If you look at its website, Mondragon states that it is “one of the leading business groups in Spain, working at home and expanding significantly abroad”
Further it explains, Mondragon operates in a number of sectors including industry, finance and retail and with the desire to increase knowledge and education through “autonomous and independent cooperatives” which are explicitly participatory.
In a world that is still recovering from the effects of the global financial crisis and which, we should not forget was caused by a system that was based on increasing inequality through the worst aspects of rampant capitalism and greed there surely must be a better way to do business in the future?

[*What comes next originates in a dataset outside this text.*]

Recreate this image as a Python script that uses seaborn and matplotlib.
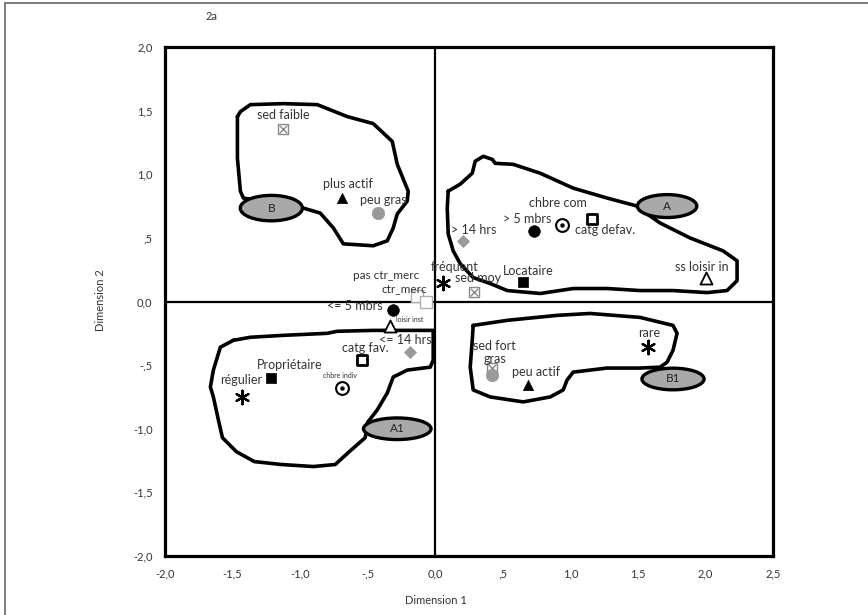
import numpy as np
import pandas as pd
import matplotlib
matplotlib.use('Agg')
import matplotlib.pyplot as plt
from matplotlib.patches import Ellipse
from matplotlib.lines import Line2D
import seaborn as sns

# ---------- Data ----------
labels = ['sed faible', 'plus actif', 'peu gras', '> 14 hrs', '> 5 mbrs', 'chbre com',
          'catg defav.', 'ss loisir in', 'Locataire', 'fréquent', 'sed moy',
          'pas ctr_merc', 'ctr_merc', '<= 5 mbrs', 'loisir inst', '<= 14 hrs',
          'catg fav.', 'Propriétaire', 'chbre indiv', 'régulier',
          'sed fort', 'gras', 'peu actif', 'rare']
dim1 = [-1.124, -0.688, -0.422, 0.207, 0.732, 0.939,
        1.161, 2.004, 0.651, 0.059, 0.288,
        -0.133, -0.067, -0.311, -0.333, -0.185,
        -0.540, -1.213, -0.688, -1.428,
        0.422, 0.422, 0.688, 1.575]
dim2 = [1.359, 0.813, 0.695, 0.477, 0.555, 0.602,
        0.648, 0.188, 0.156, 0.148, 0.078,
        0.047, 0.000, -0.070, -0.195, -0.398,
        -0.461, -0.602, -0.680, -0.750,
        -0.523, -0.578, -0.656, -0.359]
kinds = ['sed', 'actif', 'gras', 'hrs', 'mbrs', 'chbre',
         'catg', 'loisir', 'logement', 'freq', 'sed',
         'ctr', 'ctr', 'mbrs', 'loisir', 'hrs',
         'catg', 'logement', 'chbre', 'freq',
         'sed', 'gras', 'actif', 'freq']

# group ellipses
grp_names = ['B', 'A', 'A1', 'B1']
grp_x = [-1.213, 1.716, -0.281, 1.760]
grp_y = [0.734, 0.750, -1.000, -0.609]
grp_w = [0.46, 0.44, 0.50, 0.46]
grp_h = [0.20, 0.18, 0.17, 0.17]

# hand-drawn cluster outlines
outline_b_x = [-1.464, -1.442, -1.368, -1.124, -0.873, -0.651, -0.459, -0.318, -0.281, -0.200,
               -0.207, -0.281, -0.311, -0.355, -0.459, -0.680, -0.754, -0.851, -0.976, -1.420,
               -1.442, -1.464]
outline_b_y = [1.453, 1.492, 1.547, 1.555, 1.547, 1.453, 1.398, 1.258, 1.078, 0.867,
               0.789, 0.688, 0.578, 0.477, 0.438, 0.453, 0.578, 0.695, 0.734, 0.813,
               0.867, 1.125]
outline_a_x = [0.096, 0.185, 0.274, 0.296, 0.355, 0.422, 0.444, 0.577, 0.777, 1.021,
               1.272, 1.494, 1.568, 1.664, 1.885, 2.130, 2.234, 2.234, 2.160, 2.012,
               1.760, 1.516, 1.272, 1.021, 0.777, 0.533, 0.407, 0.281, 0.185, 0.133,
               0.096, 0.089]
outline_a_y = [0.867, 0.922, 1.008, 1.102, 1.141, 1.117, 1.086, 1.078, 1.008, 0.891,
               0.813, 0.750, 0.688, 0.617, 0.500, 0.398, 0.320, 0.164, 0.086, 0.070,
               0.086, 0.086, 0.102, 0.102, 0.063, 0.086, 0.141, 0.188, 0.297, 0.398,
               0.531, 0.734]
outline_a1_x = [-1.494, -1.368, -1.124, -0.799, -0.725, -0.459, -0.015, -0.015, -0.037, -0.207,
                -0.311, -0.355, -0.429, -0.503, -0.518, -0.636, -0.740, -0.902, -1.139, -1.339,
                -1.472, -1.575, -1.605, -1.642, -1.664, -1.642, -1.590]
outline_a1_y = [-0.305, -0.281, -0.266, -0.250, -0.234, -0.227, -0.227, -0.461, -0.516, -0.539,
                -0.594, -0.719, -0.852, -0.953, -1.070, -1.180, -1.281, -1.297, -1.281, -1.258,
                -1.180, -1.070, -0.930, -0.750, -0.672, -0.539, -0.359]
outline_b1_x = [0.281, 0.533, 0.902, 1.146, 1.516, 1.760, 1.790, 1.760, 1.716, 1.664,
                1.516, 1.272, 1.021, 0.976, 0.947, 0.851, 0.651, 0.407, 0.281, 0.259, 0.274]
outline_b1_y = [-0.188, -0.148, -0.109, -0.094, -0.125, -0.188, -0.250, -0.383, -0.477, -0.516,
                -0.523, -0.523, -0.555, -0.617, -0.695, -0.750, -0.789, -0.750, -0.695, -0.516,
                -0.305]

x_ticks = [-2.0, -1.5, -1.0, -0.5, 0.0, 0.5, 1.0, 1.5, 2.0, 2.5]
x_ticklabels = ['-2,0', '-1,5', '-1,0', '-,5', '0,0', ',5', '1,0', '1,5', '2,0', '2,5']
y_ticks = [-2.0, -1.5, -1.0, -0.5, 0.0, 0.5, 1.0, 1.5, 2.0]
y_ticklabels = ['-2,0', '-1,5', '-1,0', '-,5', '0,0', ',5', '1,0', '1,5', '2,0']

df = pd.DataFrame({'label': labels, 'x': dim1, 'y': dim2, 'kind': kinds})

# ---------- Styles ----------
GRAY = '#9a9a9a'
ast = (6, 2, 0)
marker_styles = {
    'sed':      [dict(marker='s', s=60, facecolor='white', edgecolor='#8a8a8a', linewidth=1.0),
                 dict(marker='x', s=30, color='#8a8a8a', linewidth=1.0)],
    'actif':    [dict(marker='^', s=55, color='black', edgecolor='black', linewidth=0.5)],
    'gras':     [dict(marker='o', s=80, color=GRAY, edgecolor=GRAY, linewidth=0.5)],
    'hrs':      [dict(marker='D', s=38, color=GRAY, edgecolor=GRAY, linewidth=0.5)],
    'mbrs':     [dict(marker='o', s=70, color='black', edgecolor='black', linewidth=0.5)],
    'chbre':    [dict(marker='o', s=85, facecolor='white', edgecolor='black', linewidth=1.5),
                 dict(marker='o', s=8, color='black', edgecolor='black', linewidth=0.3)],
    'catg':     [dict(marker='s', s=48, facecolor='white', edgecolor='black', linewidth=2.0)],
    'loisir':   [dict(marker='^', s=75, facecolor='white', edgecolor='black', linewidth=1.3)],
    'logement': [dict(marker='s', s=45, color='black', edgecolor='black', linewidth=0.5)],
    'freq':     [dict(marker=ast, s=95, color='black', edgecolor='black', linewidth=1.6)],
    'ctr':      [dict(marker='s', s=75, facecolor='white', edgecolor='#b0b0b0', linewidth=1.0)],
}
# text offsets in pixels relative to the marker (dx, dy)
label_offsets = {
    'sed faible': (0, 14), 'plus actif': (6, 14), 'peu gras': (5, 13),
    '> 14 hrs': (10, 11), '> 5 mbrs': (-7, 12), 'chbre com': (-4, 22),
    'catg defav.': (13, -11), 'ss loisir in': (-4, 11), 'Locataire': (5, 11),
    'fréquent': (11, 16), 'sed moy': (4, 14), 'pas ctr_merc': (-31, 20),
    'ctr_merc': (-22, 13), '<= 5 mbrs': (-38, 4), 'loisir inst': (19, 7),
    '<= 14 hrs': (-5, 12), 'catg fav.': (3, 12), 'Propriétaire': (18, 13),
    'chbre indiv': (-2, 13), 'régulier': (-1, 17), 'sed fort': (2, 22),
    'gras': (3, 16), 'peu actif': (8, 13), 'rare': (1, 14),
}
small_labels = {'loisir inst', 'chbre indiv'}
tight_labels = {'pas ctr_merc', 'ctr_merc'}

# ---------- Plot ----------
sns.set_style('white')
plt.rcParams['font.family'] = ['Lato', 'DejaVu Sans']

fig = plt.figure(figsize=(8.68, 6.15), dpi=100)
ax = fig.add_axes([165 / 868, 1 - 556 / 615, 608 / 868, 509 / 615])

# outlines
for ox, oy in [(outline_b_x, outline_b_y), (outline_a_x, outline_a_y),
               (outline_a1_x, outline_a1_y), (outline_b1_x, outline_b1_y)]:
    ax.plot(ox + ox[:1], oy + oy[:1], color='black', lw=2.6,
            solid_joinstyle='round', solid_capstyle='round', zorder=2)

# group ellipses
for name, gx, gy, gw, gh in zip(grp_names, grp_x, grp_y, grp_w, grp_h):
    ax.add_patch(Ellipse((gx, gy), gw, gh, facecolor='#a9a9a9', edgecolor='black',
                         lw=2.4, zorder=3))
    ax.text(gx, gy, name, ha='center', va='center', fontsize=8.5, color='#222', zorder=4)

# points
for kind, styles in marker_styles.items():
    sub = df[df['kind'] == kind]
    for st in styles:
        sns.scatterplot(data=sub, x='x', y='y', ax=ax, legend=False, zorder=5, **st)

# point labels
for _, row in df.iterrows():
    dx, dy = label_offsets[row['label']]
    if row['label'] in small_labels:
        fs = 5
    elif row['label'] in tight_labels:
        fs = 8.5
    else:
        fs = 9
    ax.annotate(row['label'], (row['x'], row['y']), xytext=(dx, dy),
                textcoords='offset pixels', ha='center', va='center',
                fontsize=fs, color='#333', zorder=6)

# zero lines
ax.axhline(0, color='black', lw=1.6, zorder=1)
ax.axvline(0, color='black', lw=1.6, zorder=1)

ax.set_xlim(-2.0, 2.5)
ax.set_ylim(-2.0, 2.0)
ax.set_xticks(x_ticks)
ax.set_xticklabels(x_ticklabels)
ax.set_yticks(y_ticks)
ax.set_yticklabels(y_ticklabels)
ax.tick_params(direction='inout', length=4, width=3, color='black', labelsize=8,
               labelcolor='#333', pad=7)
for sp in ax.spines.values():
    sp.set_visible(True)
    sp.set_color('black')
    sp.set_linewidth(2.3)
ax.set_xlabel('')
ax.set_ylabel('')

fig.text(436 / 868, 1 - 600 / 615, 'Dimension 1', ha='center', va='center', fontsize=8, color='#333')
fig.text(101 / 868, 1 - 300 / 615, 'Dimension 2', ha='center', va='center', rotation=90,
         fontsize=8, color='#333')
fig.text(212 / 868, 1 - 17 / 615, '2a', ha='center', va='center', fontsize=8, color='#333')

# thin frame around the figure
fig.add_artist(Line2D([4.5 / 868, 1.0], [1 - 2.5 / 615, 1 - 2.5 / 615], color='#666', lw=1.2))
fig.add_artist(Line2D([4.5 / 868, 4.5 / 868], [0.0, 1 - 2.5 / 615], color='#666', lw=1.2))

fig.savefig('out.png', dpi=100)
plt.close(fig)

This is precisely what Warwick university-based economist Robert Skidelsky argued recently when he argued that “We may be witnessing the beginning of the end of the neo-liberal capitalist consensus that has prevailed throughout the west since the 1980s – and that many claim led to the economic disaster of 2008-2009.”
Moreover, as Sir Winston Churchill also claimed, “The inherent vice of capitalism is the unequal sharing of blessings; the inherent virtue of socialism is the equal sharing of miseries.”
The trouble is I fear that Skidelsky is too optimistic about the potential for change and the instincts of our leaders, in politics and business, is simply allow the recreation of a system that has caused so much chaos and misery in recent years.
As the cliché goes, the rich get richer and, I guess, you know the rest!